» **INSTRUCTION**: For the listing below, give the count of lines containing "seaborn", and no other text.

## START MATERIAL PROVIDED

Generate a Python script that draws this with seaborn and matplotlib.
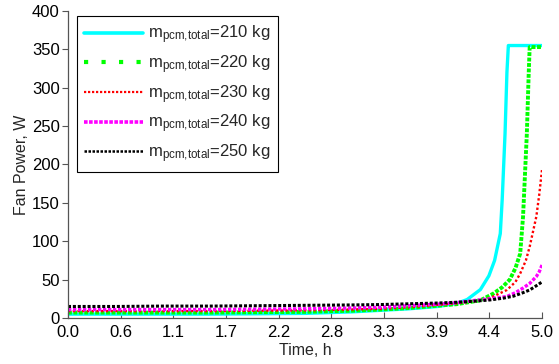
import numpy as np
import pandas as pd
import matplotlib
matplotlib.use("Agg")
import matplotlib.pyplot as plt
from matplotlib.lines import Line2D
import seaborn as sns

# ---- data ----
labels = ["210", "220", "230", "240", "250"]

t210 = [0, 0.5, 1.0, 1.5, 2.0, 2.5, 3.0, 3.3, 3.6, 3.9, 4.1, 4.21, 4.35, 4.44, 4.5, 4.56, 4.58, 4.61, 4.63, 4.645, 4.65, 5.0]
p210 = [5, 5, 5, 5, 5.5, 6, 8, 10, 12, 15, 19, 24, 37, 55, 75, 110, 154, 240, 320, 355, 355, 355]

t220 = [0, 0.5, 1.0, 1.5, 2.0, 2.5, 3.0, 3.3, 3.6, 3.9, 4.1, 4.35, 4.49, 4.58, 4.66, 4.72, 4.77, 4.80, 4.84, 4.86, 4.87, 5.0]
p220 = [7, 7, 7, 7, 7.5, 8, 9.5, 11, 13, 16, 18, 23, 32, 40, 50, 65, 84, 132, 240, 320, 353, 353]

t230 = [0, 0.5, 1.0, 1.5, 2.0, 2.5, 3.0, 3.3, 3.6, 3.9, 4.1, 4.3, 4.45, 4.63, 4.72, 4.77, 4.83, 4.87, 4.94, 4.97, 5.0]
p230 = [9, 9, 9, 9, 9.5, 10, 11, 12, 14, 17, 19, 22, 26, 36.5, 47, 58, 75, 93, 132, 160, 193]

t240 = [0, 0.5, 1.0, 1.5, 2.0, 2.5, 3.0, 3.3, 3.6, 3.9, 4.1, 4.3, 4.45, 4.63, 4.72, 4.80, 4.87, 4.94, 4.97, 5.0]
p240 = [11, 11, 11, 11, 11.5, 12, 13, 14, 16, 18, 20, 23, 25, 28, 33, 39, 45, 54, 60, 69]

t250 = [0, 0.5, 1.0, 1.5, 2.0, 2.5, 3.0, 3.3, 3.6, 3.9, 4.1, 4.3, 4.45, 4.6, 4.70, 4.80, 4.87, 4.94, 5.0]
p250 = [15, 15, 15.5, 15.5, 16, 16.5, 17, 17.5, 18.5, 19.5, 20.5, 22, 23.5, 26, 28.5, 33, 36.5, 42, 47]

xtick_vals = list(np.linspace(0, 5, 10))
xtick_labels = ["0.0", "0.6", "1.1", "1.7", "2.2", "2.8", "3.3", "3.9", "4.4", "5.0"]
ytick_vals = [0, 50, 100, 150, 200, 250, 300, 350, 400]

series = [(t210, p210), (t220, p220), (t230, p230), (t240, p240), (t250, p250)]
colors = ["#00ffff", "#00ff00", "#ff0000", "#ff00ff", "#000000"]
# styles for the curves
styles = ["-", (0, (1, 0.4)), (0, (1, 1)), (0, (1, 0.5)), (0, (1, 0.6))]
widths = [2.4, 2.8, 1.7, 2.4, 2.2]
# styles for the legend samples
leg_styles = ["-", (0, (1.0, 3.2)), (0, (1, 0.8)), (0, (1, 0.4)), (0, (1, 0.6))]
leg_widths = [2.6, 3.0, 1.6, 2.6, 1.8]

sns.set_style("ticks")
plt.rcParams["font.family"] = ["Liberation Sans", "DejaVu Sans"]
plt.rcParams["mathtext.fontset"] = "custom"
plt.rcParams["mathtext.rm"] = "Liberation Sans"
plt.rcParams["mathtext.it"] = "Liberation Sans"

fig = plt.figure(figsize=(5.59, 3.64), dpi=100)
ax = fig.add_axes([0.1216, 0.1264, 0.8480, 0.8434])

texts = []
for (t, p), lab, c, ls, lw in zip(series, labels, colors, styles, widths):
    df = pd.DataFrame({"t": t, "p": p})
    sns.lineplot(data=df, x="t", y="p", ax=ax, color=c, linewidth=lw, legend=False)
    ax.lines[-1].set_linestyle(ls)
    texts.append(r"m$_{\mathrm{pcm{,}total}}$=" + lab + " kg")

handles = [Line2D([], [], color=c, linestyle=ls, linewidth=lw)
           for c, ls, lw in zip(colors, leg_styles, leg_widths)]

ax.set_xlim(0, 5)
ax.set_ylim(0, 400)
ax.set_xticks(xtick_vals)
ax.set_xticklabels(xtick_labels)
ax.set_yticks(ytick_vals)
ax.tick_params(axis="x", direction="in", length=4, width=0.8, labelsize=12,
               colors="#555555", labelcolor="black", pad=5)
ax.tick_params(axis="y", direction="out", length=4, width=0.8, labelsize=12,
               colors="#555555", labelcolor="black", pad=2)
ax.set_xlabel("Time, h", fontsize=11.5, labelpad=2)
ax.set_ylabel("Fan Power, W", fontsize=11.5, labelpad=2)
for s in ["top", "right"]:
    ax.spines[s].set_visible(False)
for s in ["left", "bottom"]:
    ax.spines[s].set_color("#555555")
    ax.spines[s].set_linewidth(0.9)

leg = ax.legend(handles, texts, loc="upper left", bbox_to_anchor=(0.019, 0.983), fontsize=12,
                frameon=True, fancybox=False, edgecolor="black", framealpha=1,
                handlelength=3.5, labelspacing=0.42, borderpad=0.45, handletextpad=0.3,
                borderaxespad=0)
leg.get_frame().set_linewidth(0.8)

fig.savefig("out.png", dpi=100)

## END MATERIAL PROVIDED

» **THE SOLUTION**: 2